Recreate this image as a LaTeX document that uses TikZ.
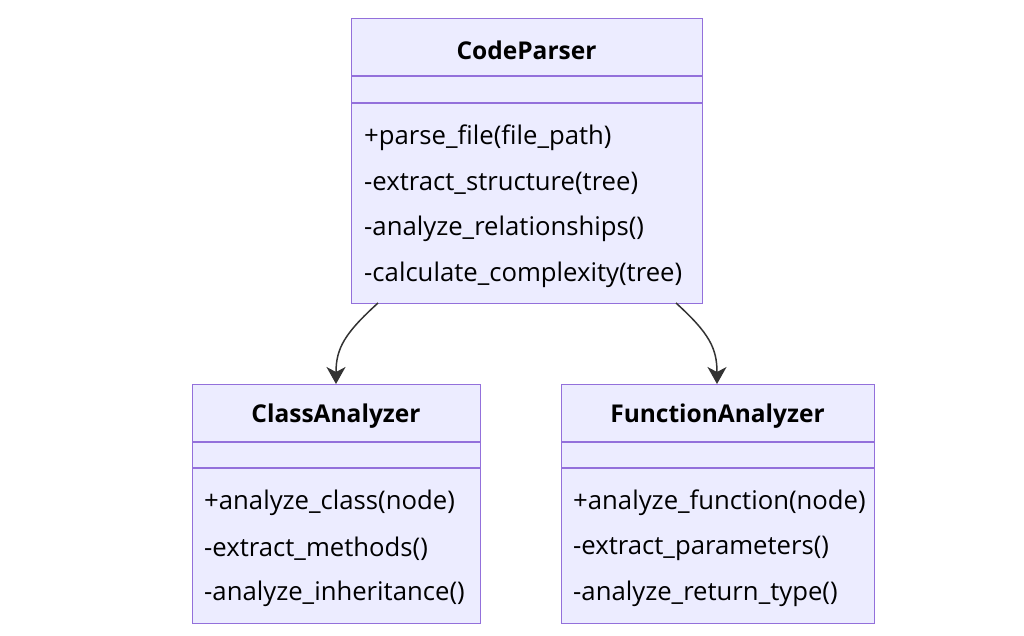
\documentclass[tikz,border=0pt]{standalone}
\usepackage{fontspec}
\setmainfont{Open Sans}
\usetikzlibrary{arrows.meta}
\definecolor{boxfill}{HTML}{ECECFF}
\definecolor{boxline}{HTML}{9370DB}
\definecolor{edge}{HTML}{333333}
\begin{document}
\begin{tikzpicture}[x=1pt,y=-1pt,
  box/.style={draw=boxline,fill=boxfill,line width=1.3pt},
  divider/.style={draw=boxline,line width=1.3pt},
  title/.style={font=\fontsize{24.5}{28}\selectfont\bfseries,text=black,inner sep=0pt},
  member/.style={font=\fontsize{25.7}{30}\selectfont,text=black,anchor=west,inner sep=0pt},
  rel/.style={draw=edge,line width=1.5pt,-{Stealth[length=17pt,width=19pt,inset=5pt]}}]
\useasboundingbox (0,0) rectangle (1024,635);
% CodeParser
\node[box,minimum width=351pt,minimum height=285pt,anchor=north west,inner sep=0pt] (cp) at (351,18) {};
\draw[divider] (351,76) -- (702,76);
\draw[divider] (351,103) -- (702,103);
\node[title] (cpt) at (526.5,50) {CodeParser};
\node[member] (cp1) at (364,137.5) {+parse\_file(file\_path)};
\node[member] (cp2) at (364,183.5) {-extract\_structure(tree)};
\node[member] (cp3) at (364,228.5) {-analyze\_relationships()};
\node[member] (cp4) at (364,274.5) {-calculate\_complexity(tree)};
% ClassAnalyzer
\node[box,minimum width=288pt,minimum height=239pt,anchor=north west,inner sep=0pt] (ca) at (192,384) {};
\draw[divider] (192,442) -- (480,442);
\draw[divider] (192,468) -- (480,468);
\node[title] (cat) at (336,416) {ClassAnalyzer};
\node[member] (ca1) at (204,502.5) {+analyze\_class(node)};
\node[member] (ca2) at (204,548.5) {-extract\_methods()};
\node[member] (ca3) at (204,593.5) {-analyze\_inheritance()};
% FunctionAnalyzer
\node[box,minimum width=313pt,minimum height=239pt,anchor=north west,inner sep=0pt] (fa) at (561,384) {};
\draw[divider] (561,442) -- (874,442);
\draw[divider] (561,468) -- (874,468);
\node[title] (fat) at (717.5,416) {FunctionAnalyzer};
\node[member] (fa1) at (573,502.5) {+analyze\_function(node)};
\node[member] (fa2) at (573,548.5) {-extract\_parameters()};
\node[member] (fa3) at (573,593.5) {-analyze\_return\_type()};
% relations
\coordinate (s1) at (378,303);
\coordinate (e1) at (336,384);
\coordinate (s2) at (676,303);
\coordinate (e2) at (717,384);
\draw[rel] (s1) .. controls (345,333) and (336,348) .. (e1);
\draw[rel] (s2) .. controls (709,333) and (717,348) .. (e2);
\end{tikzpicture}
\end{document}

* * * *

• AIM:
Write out every line above exactly as it is, leaving out the pictures.

• RESPONSE TO THE TASK:
Recreate this image as a LaTeX document that uses TikZ.
\documentclass[tikz,border=0pt]{standalone}
\usepackage{fontspec}
\setmainfont{Open Sans}
\usetikzlibrary{arrows.meta}
\definecolor{boxfill}{HTML}{ECECFF}
\definecolor{boxline}{HTML}{9370DB}
\definecolor{edge}{HTML}{333333}
\begin{document}
\begin{tikzpicture}[x=1pt,y=-1pt,
  box/.style={draw=boxline,fill=boxfill,line width=1.3pt},
  divider/.style={draw=boxline,line width=1.3pt},
  title/.style={font=\fontsize{24.5}{28}\selectfont\bfseries,text=black,inner sep=0pt},
  member/.style={font=\fontsize{25.7}{30}\selectfont,text=black,anchor=west,inner sep=0pt},
  rel/.style={draw=edge,line width=1.5pt,-{Stealth[length=17pt,width=19pt,inset=5pt]}}]
\useasboundingbox (0,0) rectangle (1024,635);
% CodeParser
\node[box,minimum width=351pt,minimum height=285pt,anchor=north west,inner sep=0pt] (cp) at (351,18) {};
\draw[divider] (351,76) -- (702,76);
\draw[divider] (351,103) -- (702,103);
\node[title] (cpt) at (526.5,50) {CodeParser};
\node[member] (cp1) at (364,137.5) {+parse\_file(file\_path)};
\node[member] (cp2) at (364,183.5) {-extract\_structure(tree)};
\node[member] (cp3) at (364,228.5) {-analyze\_relationships()};
\node[member] (cp4) at (364,274.5) {-calculate\_complexity(tree)};
% ClassAnalyzer
\node[box,minimum width=288pt,minimum height=239pt,anchor=north west,inner sep=0pt] (ca) at (192,384) {};
\draw[divider] (192,442) -- (480,442);
\draw[divider] (192,468) -- (480,468);
\node[title] (cat) at (336,416) {ClassAnalyzer};
\node[member] (ca1) at (204,502.5) {+analyze\_class(node)};
\node[member] (ca2) at (204,548.5) {-extract\_methods()};
\node[member] (ca3) at (204,593.5) {-analyze\_inheritance()};
% FunctionAnalyzer
\node[box,minimum width=313pt,minimum height=239pt,anchor=north west,inner sep=0pt] (fa) at (561,384) {};
\draw[divider] (561,442) -- (874,442);
\draw[divider] (561,468) -- (874,468);
\node[title] (fat) at (717.5,416) {FunctionAnalyzer};
\node[member] (fa1) at (573,502.5) {+analyze\_function(node)};
\node[member] (fa2) at (573,548.5) {-extract\_parameters()};
\node[member] (fa3) at (573,593.5) {-analyze\_return\_type()};
% relations
\coordinate (s1) at (378,303);
\coordinate (e1) at (336,384);
\coordinate (s2) at (676,303);
\coordinate (e2) at (717,384);
\draw[rel] (s1) .. controls (345,333) and (336,348) .. (e1);
\draw[rel] (s2) .. controls (709,333) and (717,348) .. (e2);
\end{tikzpicture}
\end{document}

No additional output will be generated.